Measuring the heart’s blood flow behaviour in 3D

by @NTNUhealth 16 January 2018

By Morten Smedsrud Wigen, PhD Candidate, Department of Circulation and Medical Imaging and CIUS – Centre for Innovative Ultrasound Solutions

To understand and measure the dynamics of the blood flowing in the heart, has been a subject of interest for centuries. Today we know that abnormal blood flow can be markers for developed or developing heart disease.

Given that cardiovascular related diseases are the most probable cause of death globally, according to WHO, we believe that more information regarding blood behaviour can help the doctors make better diagnosis at an earlier stage. But how can you measure these properties inside the heart, behind the ribs, under the skin, without moving the patients from their bed?

At CIUS (Center for Innovative Ultrasound Solutions) resources are put into finding and developing new ultrasound methods achieving this from different angles. Estimating velocities with ultrasound is usually based on the Doppler effect.

A well-known phenomenon caused by the Doppler effect is the change of the observed frequency – the sound pitch – when an ambulance is passing you with sirens. Due to the velocity of the ambulance we get a frequency change of the sound waves, but we also get an additional frequency change depending on where we are in relation to the ambulance.

The first effect can be used to calculate the speed of the ambulance; however, the latter makes this more challenging. In more technical terms; using Doppler we only measure one of the three velocity components of a moving object, that is the component in the direction of the sound waves.

Photos: The first picture shows a rig used for validating our method.  An artificial ventricle (second picture) – imaged alone on the ultrasound scanner – was made with a circulation system to simulate blood flowing in a heart chamber.

In my Ph.D. project, we want to overcome the current limitations of the Doppler measurements and estimate the true three-dimensional velocity components in a three-dimensional volume, i.e. the adult heart’s left ventricle. As blood motion is a 3D phenomenon, our hypothesis is that such a method can gain additional information compared to current available methods and ease that task of understanding flow behaviour and to distinguish normal from abnormal blood flow.

When looking at an ultrasound image of the heart, blood appears invisible (dark) compared to the surrounding heart walls (bright). An analogy to this can be a fly-fisher trying to see salmon in a river in bright daylight. The water surface reflects so much of the light that what is beneath the surface is obscured. The fisher would put on sunglasses with a polaroid filter to look beneath the water surface. Our equivalent to polaroid glasses are called clutter-filters, which exploits that signal from blood have different frequency components than it’s surroundings, making it possible to filter out the strong signal from the stationary objects(tissue).
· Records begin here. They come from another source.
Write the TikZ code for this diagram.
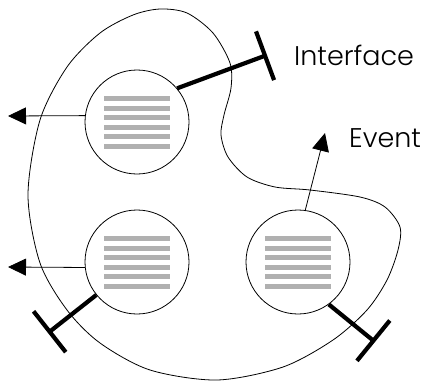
\documentclass[tikz,border=0pt]{standalone}
\usepackage{fontspec}
\setmainfont{Poppins}[UprightFont=* Light]
\usetikzlibrary{arrows.meta,calc}
\definecolor{bargray}{RGB}{176,176,176}
\tikzset{
  obj/.style={circle,draw,line width=0.8pt,minimum size=104pt,inner sep=0pt},
  msg/.style={line width=0.8pt,-{Triangle[length=18pt,width=17pt]}},
  port/.style={line width=4.2pt,-{Bar[width=52pt]}},
  lbl/.style={inner sep=0pt,anchor=base west,font=\fontsize{27}{32}\selectfont}
}
\begin{document}
\begin{tikzpicture}[x=1pt,y=-1pt]
\useasboundingbox (0,0) rectangle (423,381);
% the component boundary
\draw[line width=0.8pt] plot[smooth cycle] coordinates {
  (28,195) (40,120) (67,67) (100,33) (133,15) (160,9) (187,13) (213,33)
  (230,63) (231,88) (224,115) (221,135) (228,157) (247,177) (275,187)
  (310,190) (360,197) (385,207) (400,227) (398,250) (387,280) (367,310)
  (333,340) (283,367) (217,380) (150,370) (100,343) (67,310) (40,263)};
% objects
\node[obj] (cTL) at (137,122) {};
\node[obj] (cBL) at (137,262) {};
\node[obj] (cBR) at (298,262) {};
\foreach \c in {cTL,cBL,cBR}
  \foreach \k in {0,...,5}
    \fill[bargray] ($(\c)+(-33,-26+\k*9.5)$) rectangle ++(66,5);
% labels
\node[lbl] (ifc) at (294,65) {Interface};
\node[lbl] (evt) at (349,147) {Event};
% ends of the connectors
\coordinate (outT) at (8,116);
\coordinate (outB) at (8,267);
\coordinate (evtTip) at (325,133);
\coordinate (portT) at (267,55);
\coordinate (portL) at (48,333);
\coordinate (portR) at (375,342);
\draw[msg] (cTL.173) -- (outT);
\draw[msg] (cBL.186) -- (outB);
\draw[msg] (cBR.82) -- (evtTip);
\draw[port] (cTL.40) -- (portT);
\draw[port] (cBL.219) -- (portL);
\draw[port] (cBR.306) -- (portR);
\end{tikzpicture}
\end{document}
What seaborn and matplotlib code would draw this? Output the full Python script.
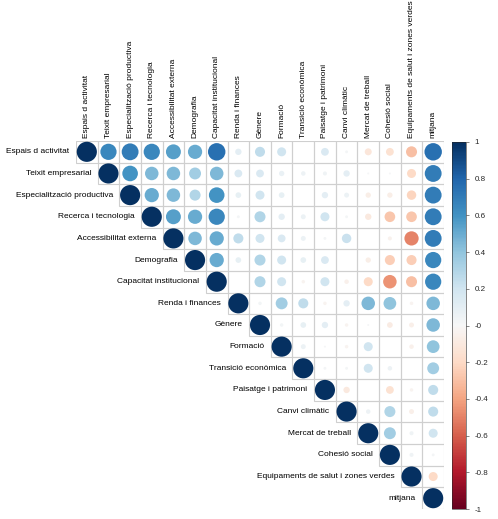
import numpy as np
import pandas as pd
import matplotlib
matplotlib.use("Agg")
import matplotlib.pyplot as plt
import seaborn as sns
from matplotlib.patches import Rectangle
from matplotlib.colors import Normalize
from matplotlib.cm import ScalarMappable

sns.set_style("white")
plt.rcParams["font.family"] = ["Liberation Sans", "DejaVu Sans"]

labels = ["Espais d activitat", "Teixit empresarial", "Especialització productiva",
          "Recerca i tecnologia", "Accessibilitat externa", "Demografia",
          "Capacitat institucional", "Renda i finances", "Gènere", "Formació",
          "Transició econòmica", "Paisatge i patrimoni", "Canvi climàtic",
          "Mercat de treball", "Cohesió social", "Equipaments de salut i zones verdes",
          "mitjana"]

# upper triangle, each row starts at the diagonal
corr_upper = [
    [1, 0.65, 0.70, 0.65, 0.55, 0.50, 0.75, 0.10, 0.25, 0.20, 0.00, 0.15, 0.02, -0.12, -0.15, -0.30, 0.75],
    [1, 0.60, 0.45, 0.45, 0.35, 0.45, 0.15, 0.15, 0.07, 0.05, 0.04, 0.10, 0.01, 0.01, -0.20, 0.70],
    [1, 0.50, 0.45, 0.30, 0.60, 0.08, 0.20, 0.08, 0.00, 0.10, 0.06, -0.07, -0.07, -0.22, 0.70],
    [1, 0.55, 0.50, 0.65, 0.02, 0.30, 0.10, 0.06, 0.20, 0.02, -0.10, -0.28, -0.28, 0.70],
    [1, 0.45, 0.50, 0.25, 0.20, 0.15, 0.06, 0.02, 0.22, 0.00, -0.04, -0.50, 0.70],
    [1, 0.50, 0.08, 0.30, 0.20, 0.08, 0.15, 0.00, -0.07, -0.25, -0.25, 0.65],
    [1, 0.00, 0.30, 0.20, -0.03, 0.20, -0.05, -0.20, -0.45, -0.30, 0.65],
    [1, 0.03, 0.35, 0.25, -0.03, 0.10, 0.45, 0.40, -0.03, 0.45],
    [1, 0.03, 0.08, 0.10, -0.03, 0.01, -0.08, -0.06, 0.45],
    [1, 0.06, 0.01, -0.03, 0.20, 0.00, -0.05, 0.40],
    [1, 0.02, 0.02, 0.20, 0.05, 0.00, 0.35],
    [1, -0.10, 0.00, -0.15, -0.03, 0.25],
    [1, 0.05, 0.30, -0.06, 0.25],
    [1, 0.35, 0.04, 0.20],
    [1, 0.04, 0.02],
    [1, -0.20],
    [1],
]

n = len(labels)
rows = []
for i, vals in enumerate(corr_upper):
    for k, v in enumerate(vals):
        rows.append({"row": i, "col": i + k, "r": v, "size": abs(v)})
df = pd.DataFrame(rows)

W, H = 498, 519
fig = plt.figure(figsize=(W / 100, H / 100), dpi=100)
gl, gr, gt, gb = 76, 444, 141, 509
ax = fig.add_axes([gl / W, 1 - gb / H, (gr - gl) / W, (gb - gt) / H])

cell_pt = (gr - gl) / n * 72 / 100
max_s = (cell_pt * 0.93) ** 2

for i in range(n):
    for j in range(i, n):
        ax.add_patch(Rectangle((j - 0.5, i - 0.5), 1, 1, fill=False,
                               edgecolor="#cfcfcf", linewidth=0.8, zorder=1))

sns.scatterplot(data=df, x="col", y="row", hue="r", size="size",
                palette="RdBu", hue_norm=(-1, 1), sizes=(0, max_s),
                size_norm=(0, 1), linewidth=0, legend=False, ax=ax, zorder=3)

ax.set_xlim(-0.5, n - 0.5)
ax.set_ylim(n - 0.5, -0.5)
ax.axis("off")

fs = 6.0
for i, lab in enumerate(labels):
    ax.text(i - 0.5 - 0.3, i, lab, ha="right", va="center", fontsize=fs, color="black")
    ax.text(i, -0.5 - 0.12, lab, ha="center", va="bottom", rotation=90, fontsize=fs, color="black")

cax = fig.add_axes([452 / W, 1 - 509 / H, 14 / W, 367 / H])
sm = ScalarMappable(norm=Normalize(-1, 1), cmap="RdBu")
cb = fig.colorbar(sm, cax=cax)
ticks = np.round(np.arange(-1, 1.01, 0.2), 1)
cb.set_ticks(ticks)
cb.set_ticklabels([f"{t:g}" for t in ticks])
cb.ax.tick_params(labelsize=5.8, length=2, width=0.5, color="#555555", pad=4)
cb.outline.set_linewidth(0.4)

fig.savefig("out.png", dpi=100)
When our ultrasound signal is filtered, we are left with signal coming from the blood alone, and we can perform blood velocity estimation. The raw ultrasound data are acquired at the scanner at the rate of ~20 GB/s(!) and can produce thousands of volume frames per second. With such a high frame rate the blood will just slightly move between each frame. This small motion is tracked by our developed tracking algorithm which estimates one corresponding velocity estimate in every 3D pixel (voxel) of an acquired volume. We acquire these frames through the cardiac cycle, process the data, and then do measurements and visualize the velocity field of the blood. We typically acquire one set of images to see anatomy (black and white background), called bmode, and one for the blood flow estimation, visualized as orange particles in the last figure.

First image: Example of ultrasound images of a child’s heart before clutter filtering.
Second image: Same data at same rate as to the left, however, with applied clutter filter. Now the blood can be seen moving in the heart’s ventricles. This child’s heart has a congenital heart disease with a shunt between the two ventricles.

 

The above describes the principles in the technology used in my research, the real world is, however, more problematic and challenging. A fundamental challenge when imaging the heart is to transmit and receive sound waves through the chest. As the high frequency sound waves we use don’t penetrate the chest ribs, we must use an ultrasound probe with a very small aperture which limits the resolution – same as with cameras where larger apertures and full frame sensors have sharper images than a phone camera.

Clutter-filtering is not as ideal as described, as the heart is also moving, making it sometimes difficult to distinguish the signal from blood and tissue. The processing we do is also very computationally demanding, and takes around 1 hour for each dataset. In other words, the method is not currently running in real-time, which is one of ultrasounds strength, but with the help of time, technology will catch on making also this possible.

All-in-all we have promising and uplifting results and we can say that we are the first in the world to demonstrate 3D blood flow in the hearts whole left ventricle, but we also face challenges and will need feasibility studies to find out how this can be used on patients.

3D visualization of blood flowing through a cardiac cycle in a healthy volunteer. The black and white slices, are called bmode and shows anatomy, while the blood's movement is visualized as synthetic particles in orange.

3D visualization of blood flowing through a cardiac cycle in a healthy volunteer. The black and white slices, are called bmode and shows anatomy, while the blood’s movement is visualized as synthetic particles in orange.